Fortnite: Save the World Is Going Free-to-Play
- Sagar Mankar
- 4 minutes ago
- 3 min read

Fortnite's original PvE survival mode, Save the World, is going free-to-play on April 16, 2026, nearly nine years after the game first launched.
Starting that date, any player on a supported platform will be able to jump into the mode without spending a single dollar. The only platforms left out of the party are smartphones, tablets, and the original Nintendo Switch.
Interestingly, Nintendo Switch 2 players will actually be getting access to Save the World for the very first time on that same date.
For those who need a quick history lesson, Save the World was the original Fortnite experience back in 2017. Before battle royale took over the world and before the game became a pop culture phenomenon, Fortnite was a co-op zombie shooter with base-building mechanics. It was a modest release that did not exactly set the world on fire, but it laid the groundwork for everything that came after.
Epic Games described it as "a PvE, action-building co-op campaign where no two games of building forts, crafting weapons, and holding back monster hordes were ever the same."
When Fortnite Battle Royale exploded in popularity, Save the World quietly stepped back into the shadows, where it has largely remained ever since.

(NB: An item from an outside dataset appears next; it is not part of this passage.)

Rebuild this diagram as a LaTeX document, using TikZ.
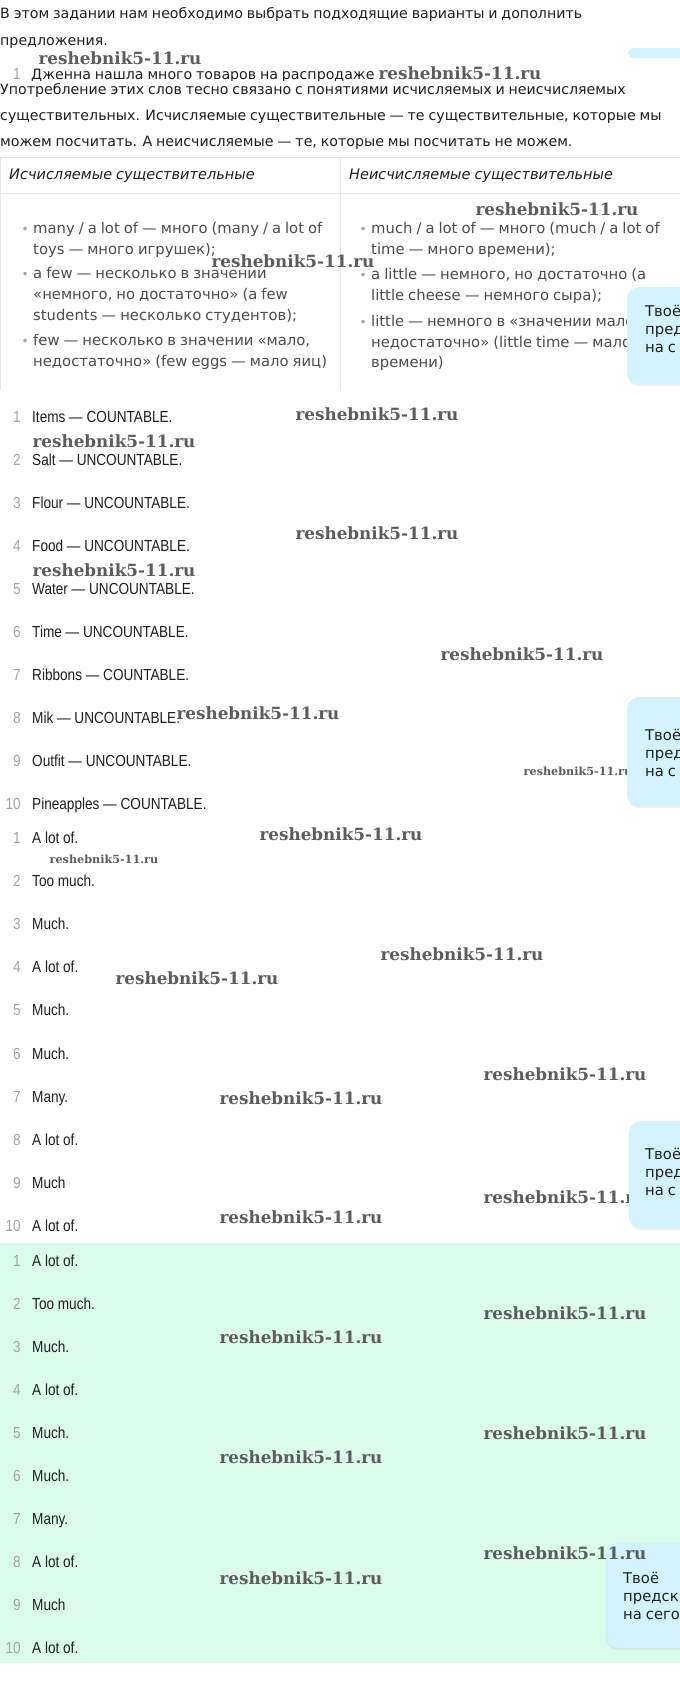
\documentclass[tikz,border=0pt]{standalone}
\usepackage{fontspec}
\setmainfont{DejaVu Sans}
\newfontfamily\bodyf[WordSpace=0.85]{DejaVu Sans}
\newfontfamily\condf[FakeStretch=0.85]{Liberation Sans}
\newfontfamily\wmf{DejaVu Serif}
\usetikzlibrary{shadows}
\definecolor{txt}{HTML}{1F1F1F}
\definecolor{numc}{HTML}{A3A3A3}
\definecolor{gridc}{HTML}{E6E6E6}
\definecolor{mint}{HTML}{DBFCEA}
\definecolor{bub}{HTML}{D2F3FB}
\definecolor{wmc}{HTML}{5C5C5C}
\tikzset{
  body/.style={anchor=base west, inner sep=0pt, text=txt, font=\bodyf\fontsize{14.2}{18}\selectfont},
  hdr/.style={anchor=base west, inner sep=0pt, text=txt, font=\bodyf\itshape\fontsize{14.5}{18}\selectfont},
  tbl/.style={anchor=base west, inner sep=0pt, text=txt!80, font=\bodyf\fontsize{14.8}{18}\selectfont},
  bul/.style={anchor=base east, inner sep=0pt, text=numc, font=\bodyf\fontsize{12}{14}\selectfont},
  item/.style={anchor=base west, inner sep=0pt, text=txt, font=\condf\fontsize{16}{18}\selectfont},
  num/.style={anchor=base east, inner sep=0pt, text=numc, font=\condf\fontsize{16}{18}\selectfont},
  wm/.style={anchor=center, inner sep=0pt, text=wmc, font=\wmf\bfseries\fontsize{16.8}{18}\selectfont},
  wms/.style={anchor=center, inner sep=0pt, text=wmc, font=\wmf\bfseries\fontsize{11.2}{12}\selectfont},
  bubt/.style={anchor=base west, inner sep=0pt, text=txt, font=\bodyf\fontsize{14.8}{18}\selectfont},
  bubble/.style={fill=bub, rounded corners=12pt, drop shadow={opacity=0.12, shadow xshift=0pt, shadow yshift=-2pt}},
}
\begin{document}
\begin{tikzpicture}[x=1pt,y=-1pt]
\useasboundingbox (0,0) rectangle (680,1698);
\fill[white] (0,0) rectangle (680,1698);
\fill[mint] (0,1243) rectangle (680,1663);
\begin{scope}
\clip (0,0) rectangle (680,1698);
% top text
\node[body] (t1) at (0,18) {В этом задании нам необходимо выбрать подходящие варианты и дополнить};
\node[body] (t2) at (0,45) {предложения.};
\begin{scope}
\clip (0,60) rectangle (680,80);
\node[num] (q1n) at (21,79) {1};
\node[body] (q1) at (31,79) {Дженна нашла много товаров на распродаже};
\end{scope}
\node[body] (t3) at (0,94) {Употребление этих слов тесно связано с понятиями исчисляемых и неисчисляемых};
\node[body] (t4) at (0,120) {существительных. Исчисляемые существительные — те существительные, которые мы};
\node[body] (t5) at (0,146) {можем посчитать. А неисчисляемые — те, которые мы посчитать не можем.};
% table
\draw[gridc, line width=1pt] (0,157) -- (680,157);
\draw[gridc, line width=1pt] (0,193) -- (680,193);
\draw[gridc, line width=1pt] (340,157) -- (340,390);
\draw[gridc, line width=1pt] (0.5,157) -- (0.5,390);
\node[hdr] (h1) at (9,179) {Исчисляемые существительные};
\node[hdr] (h2) at (349,179) {Неисчисляемые существительные};
% left column
\node[bul] (lb1) at (29,233) {•};
\node[tbl] (l1) at (33,233) {many / a lot of — много (many / a lot of};
\node[tbl] (l2) at (33,254) {toys — много игрушек);};
\node[bul] (lb2) at (29,278) {•};
\node[tbl] (l3) at (33,278) {a few — несколько в значении};
\node[tbl] (l4) at (33,299) {«немного, но достаточно» (a few};
\node[tbl] (l5) at (33,320) {students — несколько студентов);};
\node[bul] (lb3) at (29,345) {•};
\node[tbl] (l6) at (33,345) {few — несколько в значении «мало,};
\node[tbl] (l7) at (33,366) {недостаточно» (few eggs — мало яиц)};
% right column
\node[bul] (rb1) at (367,233) {•};
\node[tbl] (r1) at (371,233) {much / a lot of — много (much / a lot of};
\node[tbl] (r2) at (371,254) {time — много времени);};
\node[bul] (rb2) at (367,279) {•};
\node[tbl] (r3) at (371,279) {a little — немного, но достаточно (a};
\node[tbl] (r4) at (371,300) {little cheese — немного сыра);};
\node[bul] (rb3) at (367,326) {•};
\node[tbl] (r5) at (371,326) {little — немного в «значении мало};
\node[tbl] (r6) at (371,347) {недостаточно» (little time — мало};
\node[tbl] (r7) at (371,367) {времени)};
% list 1
\foreach \i/\t [count=\k from 0] in {1/Items — COUNTABLE.,2/Salt — UNCOUNTABLE.,3/Flour — UNCOUNTABLE.,4/Food — UNCOUNTABLE.,5/Water — UNCOUNTABLE.,6/Time — UNCOUNTABLE.,7/Ribbons — COUNTABLE.,8/Mik — UNCOUNTABLE.,9/Outfit — UNCOUNTABLE.,10/Pineapples — COUNTABLE.}{
  \node[num] (an\i) at (21,{422+43*\k}) {\i};
  \node[item] (a\i) at (32,{422+43*\k}) {\t};
}
% list 2
\foreach \i/\t [count=\k from 0] in {1/A lot of.,2/Too much.,3/Much.,4/A lot of.,5/Much.,6/Much.,7/Many.,8/A lot of.,9/Much,10/A lot of.}{
  \node[num] (bn\i) at (21,{843+43.2*\k}) {\i};
  \node[item] (b\i) at (32,{843+43.2*\k}) {\t};
}
% list 3 (green)
\foreach \i/\t [count=\k from 0] in {1/A lot of.,2/Too much.,3/Much.,4/A lot of.,5/Much.,6/Much.,7/Many.,8/A lot of.,9/Much,10/A lot of.}{
  \node[num] (cn\i) at (21,{1266+43*\k}) {\i};
  \node[item] (c\i) at (32,{1266+43*\k}) {\t};
}
% watermarks
\node[wm] (w1) at (120,58) {reshebnik5-11.ru};
\node[wm] (w2) at (460,73) {reshebnik5-11.ru};
\node[wm] (w3) at (557,209) {reshebnik5-11.ru};
\node[wm] (w4) at (293,261) {reshebnik5-11.ru};
\node[wm] (w5) at (377,414) {reshebnik5-11.ru};
\node[wm] (w6) at (114,441) {reshebnik5-11.ru};
\node[wm] (w7) at (377,533) {reshebnik5-11.ru};
\node[wm] (w8) at (114,570) {reshebnik5-11.ru};
\node[wm] (w9) at (522,654) {reshebnik5-11.ru};
\node[wm] (w10) at (258,713) {reshebnik5-11.ru};
\node[wms] (w11) at (578,771) {reshebnik5-11.ru};
\node[wm] (w12) at (341,834) {reshebnik5-11.ru};
\node[wms] (w13) at (104,859) {reshebnik5-11.ru};
\node[wm] (w14) at (462,954) {reshebnik5-11.ru};
\node[wm] (w15) at (197,978) {reshebnik5-11.ru};
\node[wm] (w16) at (565,1074) {reshebnik5-11.ru};
\node[wm] (w17) at (301,1098) {reshebnik5-11.ru};
\node[wm] (w18) at (565,1197) {reshebnik5-11.ru};
\node[wm] (w19) at (301,1217) {reshebnik5-11.ru};
\node[wm] (w20) at (565,1313) {reshebnik5-11.ru};
\node[wm] (w21) at (301,1337) {reshebnik5-11.ru};
\node[wm] (w22) at (565,1433) {reshebnik5-11.ru};
\node[wm] (w23) at (301,1457) {reshebnik5-11.ru};
\node[wm] (w25) at (301,1578) {reshebnik5-11.ru};
% bubbles
\fill[bub, rounded corners=6pt] (628,48) rectangle (700,58);
\fill[bubble] (627,287) rectangle (700,384);
\node[bubt] (bt1a) at (645,316) {Твоё};
\node[bubt] (bt1b) at (645,334) {пред};
\node[bubt] (bt1c) at (645,352) {на с};
\fill[bubble] (627,697) rectangle (700,806);
\node[bubt] (bt2a) at (645,740) {Твоё};
\node[bubt] (bt2b) at (645,758) {пред};
\node[bubt] (bt2c) at (645,776) {на с};
\fill[bubble] (629,1121) rectangle (700,1228);
\node[bubt] (bt3a) at (645,1159) {Твоё};
\node[bubt] (bt3b) at (645,1177) {пред};
\node[bubt] (bt3c) at (645,1195) {на с};
\fill[bubble] (606,1543) rectangle (700,1648);
\node[bubt] (bt4a) at (623,1583) {Твоё};
\node[bubt] (bt4b) at (623,1601) {предск};
\node[bubt] (bt4c) at (623,1619) {на сего};
\node[wm] (w24) at (565,1553) {reshebnik5-11.ru};
\end{scope}
\end{tikzpicture}
\end{document}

Despite an early announcement that the mode would eventually go free for all players, Epic kept it locked behind a paywall for years, available only through rotating add-on packs. Updates were sporadic and never quite generated the same buzz as the battle royale side of things. So this announcement is a long time coming, to say the least.
To build excitement ahead of the April 16 launch, Epic has set up a pre-registration website with a community milestone system. Players who register early can unlock in-game rewards tied to three milestones at 300,000, 700,000, and one million registrations.
The rewards include a banner, a spray, and the Snowstrike Hero skin.
Current Save the World players are not being left out either. As a thank-you for their years of support, they will receive Superchargers, Vouchers, and Gold when the free-to-play rollout goes live.
Founders specifically will continue earning V-Bucks through Daily Quests, Mission Alerts, Storm Shield Defense Missions, and existing Challenges.
This news comes during a notably busy period for Epic Games. Just a day before this announcement, the company revealed sweeping changes to V-Bucks pricing and availability, which Epic framed as necessary to "pay the bills." That phrasing raised a few eyebrows across the gaming community, especially coming from a billion-dollar publisher.
Fortnite remains "the biggest game in the world" according to Epic, but interest in the overall experience has been gradually declining. The aggressive push through live events, new game modes, and expensive IP collaborations has kept the numbers respectable, but the writing is on the wall for some analysts.
Opening up Save the World to everyone feels like part of a broader strategy to reinvigorate the player base and pull in new audiences. The mode itself is genuinely distinct from battle royale. It offers a slower, more structured experience built around teamwork, resource management, and defending against waves of enemies.
For players who have only ever known the chaotic energy of Fortnite BR, it could be a genuinely refreshing change of pace.
The free-to-play transition goes live on April 16, 2026, and if you want a shot at those pre-registration rewards, it is worth heading to the official site sooner rather than later.